Connolly, John - 'The Unquiet'
This is the sixth in Connolly's outstanding series featuring Charlie "Bird" Parker, ex New York detective, sometime Private Investigator. Set in Maine, where Parker is mostly based in these later novels, this outing sees Parker hired by Rebecca Clay. She's being stalked by a man who wants to know where her father is. Her father, Daniel Clay, was a once-respected child psychologist specialising in abused children, who disappeared in mysterious circumstances some years before. Daniel Clay was discredited when he disappeared and suspected of being involved in a paedophile ring. Parker tries to make the stalker, Merrick, go away but he will not be stopped. And soon Parker is trapped between the people who want the truth about Daniel Clay to come out, and those who want it to remain hidden at any cost. All roads appear to lead to Gilead, a mysterious place in Northern Maine where a sect was accused of child abuse years before. What is Clay's connection to the place, where does Merrick fit in, who are mysterious Hollow Men haunting the novel, and who is the hidden force moving all these pawns? Parker needs to find out before he gets sucked any deeper into the mire.

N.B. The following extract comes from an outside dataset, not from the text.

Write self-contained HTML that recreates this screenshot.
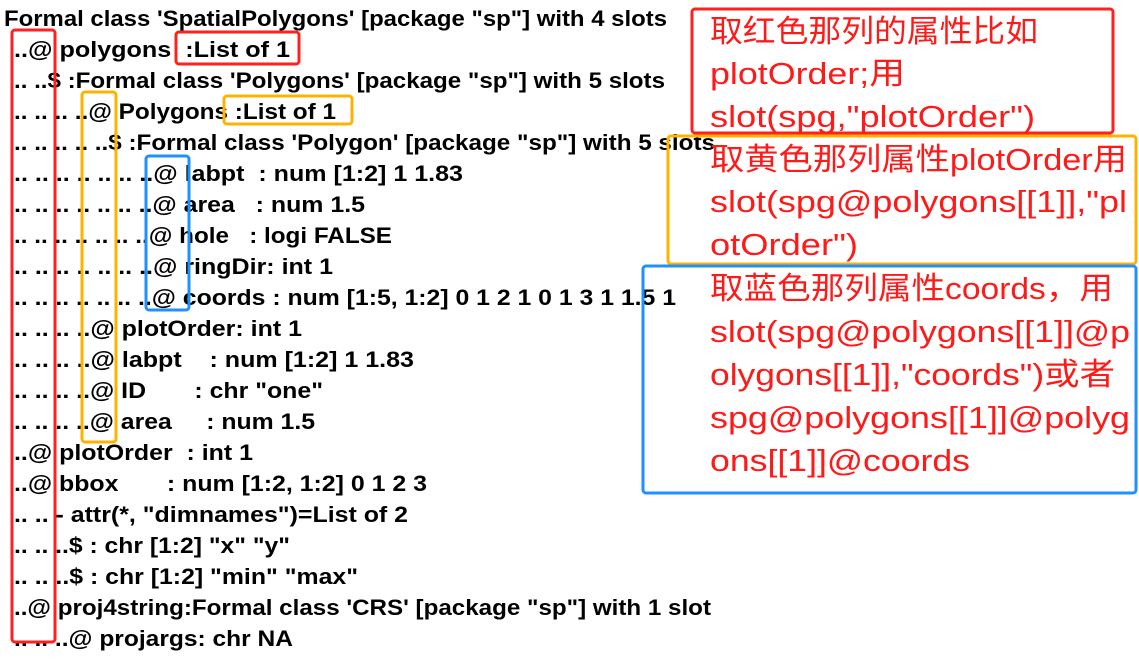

This is a very bleak book, full of despair and loneliness. It seems that Parker is adrift in his life at this point. He's like Canute, trying to push back the tide of evil, and it's unrelenting. A feeling of hopelessness pervades the book, tainting everything that happens, as those working on the side of good in the book are unable to stem the tide of child abuse in the world. There's also a certain lack of resolution - although the main plot is tied up in Connolly's usual impressive style, there is a feeling of dissatisfaction. No one has triumphed in this novel. The battle may have been won but ultimately the war is being lost. Only at the end does Connolly offer us a little hope for Parker.
However, for all that, this is by no means a depressing book. It's well written and contains Connolly's usual gamut of interesting characters, some of whom we have met before like Louis and Angel, and others who are new to this book. I wouldn't recommend this book as a jumping on point for the series, as it does refer a lot to previous books, but taken as a whole this does add considerably to the momentum of the series, moving Parker along in interesting ways. I'm keen to find out what's in store for him next. Maybe Connolly should give the guy a break - Parker could use a little happiness.